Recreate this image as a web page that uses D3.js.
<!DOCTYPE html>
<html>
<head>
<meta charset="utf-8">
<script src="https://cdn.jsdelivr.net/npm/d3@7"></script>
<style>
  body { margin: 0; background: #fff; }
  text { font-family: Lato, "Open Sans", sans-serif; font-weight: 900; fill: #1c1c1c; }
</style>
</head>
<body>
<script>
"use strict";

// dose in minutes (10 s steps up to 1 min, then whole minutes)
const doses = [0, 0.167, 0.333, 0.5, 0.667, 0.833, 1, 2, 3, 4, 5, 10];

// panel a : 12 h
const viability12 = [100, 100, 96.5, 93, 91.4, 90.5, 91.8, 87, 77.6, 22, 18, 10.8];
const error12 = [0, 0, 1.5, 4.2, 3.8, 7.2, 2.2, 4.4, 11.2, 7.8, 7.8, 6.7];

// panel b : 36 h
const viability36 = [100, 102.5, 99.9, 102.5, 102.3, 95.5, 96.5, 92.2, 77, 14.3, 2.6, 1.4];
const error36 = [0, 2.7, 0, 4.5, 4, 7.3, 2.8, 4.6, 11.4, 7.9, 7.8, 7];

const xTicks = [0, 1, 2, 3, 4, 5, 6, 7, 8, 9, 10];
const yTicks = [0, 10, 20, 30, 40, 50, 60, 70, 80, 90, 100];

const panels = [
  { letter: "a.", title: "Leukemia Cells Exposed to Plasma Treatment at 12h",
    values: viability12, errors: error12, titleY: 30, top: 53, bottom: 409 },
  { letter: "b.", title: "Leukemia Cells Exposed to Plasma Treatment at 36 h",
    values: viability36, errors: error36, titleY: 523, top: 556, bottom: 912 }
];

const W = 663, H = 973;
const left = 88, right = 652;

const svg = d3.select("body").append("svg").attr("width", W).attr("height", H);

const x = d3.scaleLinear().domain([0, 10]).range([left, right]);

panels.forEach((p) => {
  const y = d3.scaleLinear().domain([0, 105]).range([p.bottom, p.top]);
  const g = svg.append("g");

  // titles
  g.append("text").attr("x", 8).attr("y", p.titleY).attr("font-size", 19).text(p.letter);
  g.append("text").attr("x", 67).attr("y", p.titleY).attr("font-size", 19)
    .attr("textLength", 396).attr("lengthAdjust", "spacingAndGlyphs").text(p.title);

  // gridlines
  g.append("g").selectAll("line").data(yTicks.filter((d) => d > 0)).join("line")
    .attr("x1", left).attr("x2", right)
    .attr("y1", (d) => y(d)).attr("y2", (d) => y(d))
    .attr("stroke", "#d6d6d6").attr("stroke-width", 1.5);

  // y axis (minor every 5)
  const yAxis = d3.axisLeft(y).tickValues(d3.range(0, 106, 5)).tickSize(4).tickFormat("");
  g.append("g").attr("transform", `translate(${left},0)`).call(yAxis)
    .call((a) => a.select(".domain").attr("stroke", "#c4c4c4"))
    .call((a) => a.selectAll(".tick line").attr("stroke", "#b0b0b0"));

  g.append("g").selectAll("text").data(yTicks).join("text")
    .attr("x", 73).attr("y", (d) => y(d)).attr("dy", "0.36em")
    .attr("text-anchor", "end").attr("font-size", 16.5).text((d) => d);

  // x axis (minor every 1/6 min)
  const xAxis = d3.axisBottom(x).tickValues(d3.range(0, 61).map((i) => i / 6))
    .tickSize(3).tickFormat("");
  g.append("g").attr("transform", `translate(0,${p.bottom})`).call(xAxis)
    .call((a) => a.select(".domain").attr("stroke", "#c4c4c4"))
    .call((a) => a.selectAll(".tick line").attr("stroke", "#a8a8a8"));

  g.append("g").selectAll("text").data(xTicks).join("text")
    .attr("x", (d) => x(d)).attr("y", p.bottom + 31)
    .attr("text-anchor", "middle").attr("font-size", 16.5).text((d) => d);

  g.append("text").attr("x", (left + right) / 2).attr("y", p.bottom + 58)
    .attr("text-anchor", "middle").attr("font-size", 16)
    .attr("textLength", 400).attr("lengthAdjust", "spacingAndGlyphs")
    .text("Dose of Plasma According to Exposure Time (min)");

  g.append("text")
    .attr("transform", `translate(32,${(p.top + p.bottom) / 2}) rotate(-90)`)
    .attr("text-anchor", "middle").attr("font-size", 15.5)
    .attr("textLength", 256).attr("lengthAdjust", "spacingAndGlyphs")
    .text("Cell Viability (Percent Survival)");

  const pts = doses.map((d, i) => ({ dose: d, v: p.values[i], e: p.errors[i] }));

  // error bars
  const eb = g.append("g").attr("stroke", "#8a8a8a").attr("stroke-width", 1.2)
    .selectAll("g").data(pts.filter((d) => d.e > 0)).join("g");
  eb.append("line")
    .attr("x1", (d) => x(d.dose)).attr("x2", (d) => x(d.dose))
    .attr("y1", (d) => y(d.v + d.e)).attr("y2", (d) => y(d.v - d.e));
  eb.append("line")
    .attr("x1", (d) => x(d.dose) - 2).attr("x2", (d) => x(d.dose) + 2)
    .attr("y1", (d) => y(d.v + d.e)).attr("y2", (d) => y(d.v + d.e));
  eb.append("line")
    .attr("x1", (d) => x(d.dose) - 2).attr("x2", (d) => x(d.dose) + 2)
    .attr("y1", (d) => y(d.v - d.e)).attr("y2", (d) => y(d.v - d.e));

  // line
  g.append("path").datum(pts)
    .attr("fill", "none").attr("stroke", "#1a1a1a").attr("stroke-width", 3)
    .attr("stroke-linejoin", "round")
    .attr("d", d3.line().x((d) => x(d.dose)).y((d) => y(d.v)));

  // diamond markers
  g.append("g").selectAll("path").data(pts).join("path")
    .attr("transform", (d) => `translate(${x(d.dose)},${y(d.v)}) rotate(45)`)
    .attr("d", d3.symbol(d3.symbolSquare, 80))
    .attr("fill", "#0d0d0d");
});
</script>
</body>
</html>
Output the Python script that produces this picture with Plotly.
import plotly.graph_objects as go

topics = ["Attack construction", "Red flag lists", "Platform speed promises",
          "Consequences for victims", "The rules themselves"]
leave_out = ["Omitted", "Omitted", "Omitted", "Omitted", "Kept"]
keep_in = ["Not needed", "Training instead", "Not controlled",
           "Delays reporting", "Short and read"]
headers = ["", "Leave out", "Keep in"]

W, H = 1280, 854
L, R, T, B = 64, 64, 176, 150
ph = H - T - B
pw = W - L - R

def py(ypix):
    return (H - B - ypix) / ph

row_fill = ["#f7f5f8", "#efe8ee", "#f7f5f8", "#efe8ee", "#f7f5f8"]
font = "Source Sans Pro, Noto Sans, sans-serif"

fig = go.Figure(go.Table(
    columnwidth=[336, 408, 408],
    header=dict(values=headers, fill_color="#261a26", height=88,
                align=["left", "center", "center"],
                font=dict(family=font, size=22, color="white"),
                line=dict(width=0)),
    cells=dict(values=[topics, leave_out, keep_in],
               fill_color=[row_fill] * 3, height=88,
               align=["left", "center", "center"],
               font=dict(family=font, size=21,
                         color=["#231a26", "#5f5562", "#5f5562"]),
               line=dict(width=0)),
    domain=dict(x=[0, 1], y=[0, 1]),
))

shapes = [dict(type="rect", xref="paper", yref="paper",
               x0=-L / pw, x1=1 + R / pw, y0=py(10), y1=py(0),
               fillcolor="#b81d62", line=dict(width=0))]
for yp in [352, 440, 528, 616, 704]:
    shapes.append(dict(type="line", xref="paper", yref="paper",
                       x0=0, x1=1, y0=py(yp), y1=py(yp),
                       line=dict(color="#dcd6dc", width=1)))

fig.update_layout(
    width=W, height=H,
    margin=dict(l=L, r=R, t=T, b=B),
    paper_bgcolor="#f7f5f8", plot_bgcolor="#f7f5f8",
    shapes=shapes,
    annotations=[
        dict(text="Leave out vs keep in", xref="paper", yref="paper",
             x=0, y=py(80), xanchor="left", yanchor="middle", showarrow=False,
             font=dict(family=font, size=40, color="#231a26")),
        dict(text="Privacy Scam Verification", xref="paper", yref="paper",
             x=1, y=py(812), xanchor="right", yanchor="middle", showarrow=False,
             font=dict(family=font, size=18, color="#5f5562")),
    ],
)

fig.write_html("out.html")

[TASK BRIEF]
The lines above from the one containing "Output the Python" through the one containing "Sans Pro, Noto" are to be set down exactly, and no others.

[TASK RESULT]
Output the Python script that produces this picture with Plotly.
import plotly.graph_objects as go

topics = ["Attack construction", "Red flag lists", "Platform speed promises",
          "Consequences for victims", "The rules themselves"]
leave_out = ["Omitted", "Omitted", "Omitted", "Omitted", "Kept"]
keep_in = ["Not needed", "Training instead", "Not controlled",
           "Delays reporting", "Short and read"]
headers = ["", "Leave out", "Keep in"]

W, H = 1280, 854
L, R, T, B = 64, 64, 176, 150
ph = H - T - B
pw = W - L - R

def py(ypix):
    return (H - B - ypix) / ph

row_fill = ["#f7f5f8", "#efe8ee", "#f7f5f8", "#efe8ee", "#f7f5f8"]
font = "Source Sans Pro, Noto Sans, sans-serif"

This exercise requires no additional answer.